Wednesday, February 26, 2014

1st Alliance Selfie Penalty by the CFPB; What about loans that become non-QM



 

Connecticut's 1st Alliance Lending, LLC has been fined $83,000 by the CFPB for violating Real Estate Settlement Procedures Act (RESPA) rules. 1st Alliance apparently realized it had illegally split real estate settlement fees and notified CFPB on its own of the infraction. 1st Alliance buys distressed mortgage loans from servicers, and then attempts to refinance those loans into new ones with lower principal balances through federally related mortgage programs (similar to Ocwen). Initially it obtained its funding from a hedge fund and split revenues and fees with the hedge fund's affiliates but ended that in 2011 although continued to split origination and loss-mitigation fees with the affiliates, a violation of RESPA which bans a person from paying or receiving a portion or split of a fee that has not been earned in connection with a real estate settlement. Read all about it because it's no longer good enough to turn in your competitor...

 

What happens if a QM loan is found to be a non-QM loan, say through some points and fees miscalculation, by the investor? As best I can tell, these loans currently cannot be cured. But there is certainly a move in the inner ranks of the industry to allow specific violations to be cured, somehow, depending on the reason the loan violated QM. Many in the biz say that, from a high level, QM seems very reasonable and is in everyone's best interest. But the fact of the matter is that if a "QM" loan doesn't fit inside the box (points and fees exceed QM cap, DTI over 43%, cannot obtain a GSE patch on 43% DTI, negative loan feature like IO or prepayment penalty, did not determine the borrower's ability to repay), it is moved from a "credit decision" to a "risk decision" by the investor.
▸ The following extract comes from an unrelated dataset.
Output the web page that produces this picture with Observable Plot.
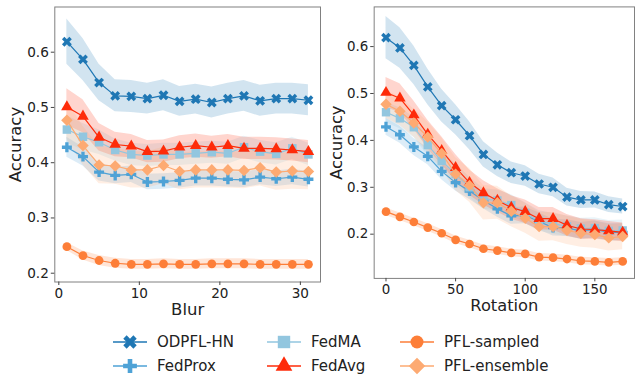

Lenders know that loans can be profitably originated and sold within the boundaries of QM. The problem is that it's not as easy as it looks, and the devil's in the details: a processor clicks the wrong box and the technology does not calculate the points and fees correctly, a borrower's employment is terminated a day before the loan funds but after everyone verifies income, an underwriter missed a lender announcement on how to document assets and now the AUS cert is invalidated. I think the industry is protesting because people make mistakes, and some of the old timers don't want to transition to the 21st century.  I would like to see a better originator system of checks and balances for auditing loan quality.

 

On the other hand, although some people did not take QM seriously many did their homework, and read all of their investor's guidance on QM documentation, and personally audit each one of the files for QM compliance before loans are sold. There will be a learning curve and some expensive mistakes by the industry. And thus we find capital markets staff dusting off the business cards for scratched & dented loan buyers, and girding their loins for 70 cents on the dollar, or asking an under-utilized LO to refinance the customer into a QM compliant loan if that is an option.

 

Regarding the agencies auditing files, Frank Fiore, president of Matchbox LLC, writes, "Your comment in today's commentary is what scares me about certain lenders out there. Anyone that looks to agency approval for the fact that Fannie does not review their files as hard as Chase does truly does not understand the implications or being agency approved. Selling direct to the agencies requires a stronger set of QC and QA guidelines pre and post-closing. They have to be able to ensure that the loan has been run through a more stringent set of tests so that when that loan come back as a possible repurchase in 3 years from now, it can be defended. I advise all of my clients that before they sell a file to an agency they should be able to mark it complete and be able to support the closing of that file 3 years from now assuming no one that was involved with the file is still with the company to "defend" the decision to close.  Any lender that is looking to the agencies as an easier outlet than aggregators does not truly understand the possible repercussions that will be coming in 6-18 months from now, if not sooner."